- J. Cullen Murphy at his drawing table, early 1950s
- Born: May 3, 1919 New York City, New York, U.S.
- Died: July 2, 2004 (aged 85) Cos Cob, Connecticut, U.S.
- Known for: Illustration, comics
- Notable work: Prince Valiant, Big Ben Bolt
- Spouse: Joan Byrne
- Children: 8
- Awards: National Cartoonists Society's Story Comic Strip Award, Elzie Segar Award

= John Cullen Murphy =

American illustrator

John Cullen Murphy (May 3, 1919 – July 2, 2004) was an American illustrator best known for his three decades of work on the Prince Valiant comic strip.

==Early life and education==
Born in New York City, Murphy spent his childhood in Chicago and in New Rochelle, New York, where his family moved in 1930.

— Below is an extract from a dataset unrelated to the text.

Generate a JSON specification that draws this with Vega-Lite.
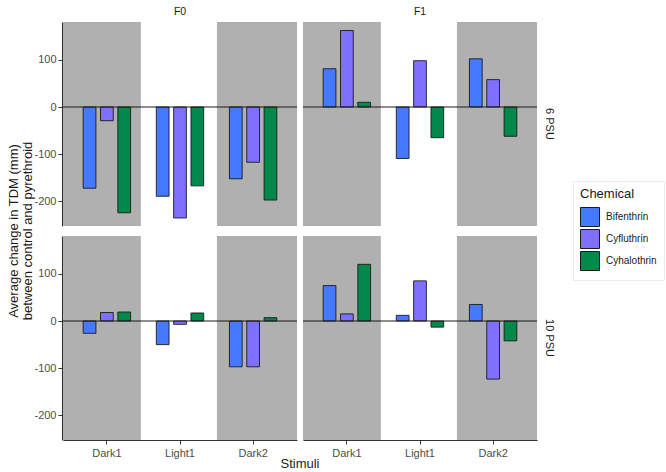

He started art classes at the age of 9, but aspired to be a baseball player. He received supervision from artists like George Bridgman, Norman Rockwell, Charles Chapman and Franklin Booth. He was playing baseball one afternoon when he got attention of Norman Rockwell, his New Rochelle neighbor, who asked the 15-year-old if he would like to pose for some magazine ads. Rockwell's Starstruck, showing a forlorn Murphy gazing at pictures of movie starlets, was the September 22, 1934 cover of The Saturday Evening Post. The experience inspired the young Murphy to become an illustrator. Rockwell became one of his good friends and mentors. Murphy started his career early, selling his first illustrations while he was still in high school. After high school, he studied in New York City at the Phoenix Art Institute and the Art Students League, where he was taught by the anatomist George Bridgman.

==Army service==
Murphy entered the U.S. Army in 1940, joining the 7th Regiment. He became an anti-aircraft officer during World War II, rising to the rank of major. He spent several years in the Pacific, beginning in Australia and ending in Tokyo. He was an aide to General William F. Marquat, who was on General Douglas MacArthur's staff. During the war, Murphy continued to illustrate, sending work to the Chicago Tribune and painting numerous portraits of military figures, including MacArthur.

== Work ==

===Magazine illustration===
Murphy's first professional work at the age of seventeen was for Madison Square Garden's publicity department, drawing boxing cartoons. On average two of his cartoons a week were published by sports magazines in Chicago. He resumed his art career upon his return from military service. During the 1940s, he was a popular magazine illustrator, regularly seen in Collier's, Look, Esquire, Liberty, Sport, Holiday and Columbia, published by the Knights of Columbus.

===Big Ben Bolt===
Murphy's art often depicted sports subjects. His boxing material unexpectedly led him into the comic strip field, something he had never previously considered. In 1950, writer Elliot Caplin (brother of cartoonist Al Capp) of King Features Syndicate asked Murphy to illustrate a boxing comic strip he was planning to write. Murphy accepted his invitation. The resulting daily comic strip, Big Ben Bolt, was launched in 1950 and ran until 1978.

===Prince Valiant===
Murphy began his collaboration on Prince Valiant (the saga of a young Norse prince who becomes a knight of King Arthur's round table at Camelot) with creator Hal Foster in 1970 when Foster decided to lessen his workload at age 78. From the fall of 1970 until early 1980 Foster sent Murphy pencilled layouts, notes, and initially scripts. With Foster's retirement in 1979, Murphy's son Cullen took over the writing. Cullen Murphy began contributing stories to Foster while studying at Amherst College. Bill Crouch also contributed six story lines over the next four years. Murphy continued to draw Prince Valiant with his son scripting and his daughter doing the lettering and coloring until his retirement in March 2004, when he turned the strip over to his chosen successor, illustrator Gary Gianni. Murphy died four months later in Cos Cob, Connecticut.

==Personal life==
In 1951, Murphy married Joan Byrne, also from New Rochelle. They had eight children. His son, Cullen Murphy (John Cullen Murphy, Jr.), is a writer and magazine editor.

== Skills ==
Murphy never copied Foster's style, preferring a harder pen line instead of the softer brush look, giving the strip a more angular feel. Frank Bolle helped Murphy in layouts and research but Murphy's detailed pen work could still be seen in all the finished pages.

==Awards==
For his work on Big Ben Bolt and Prince Valiant, Murphy was honored with the National Cartoonists Society's Story Comic Strip Award in 1971 and again for Prince Valiant in 1974, 1976, 1978, 1984 and 1987. He received the Elzie Segar Award in 1983.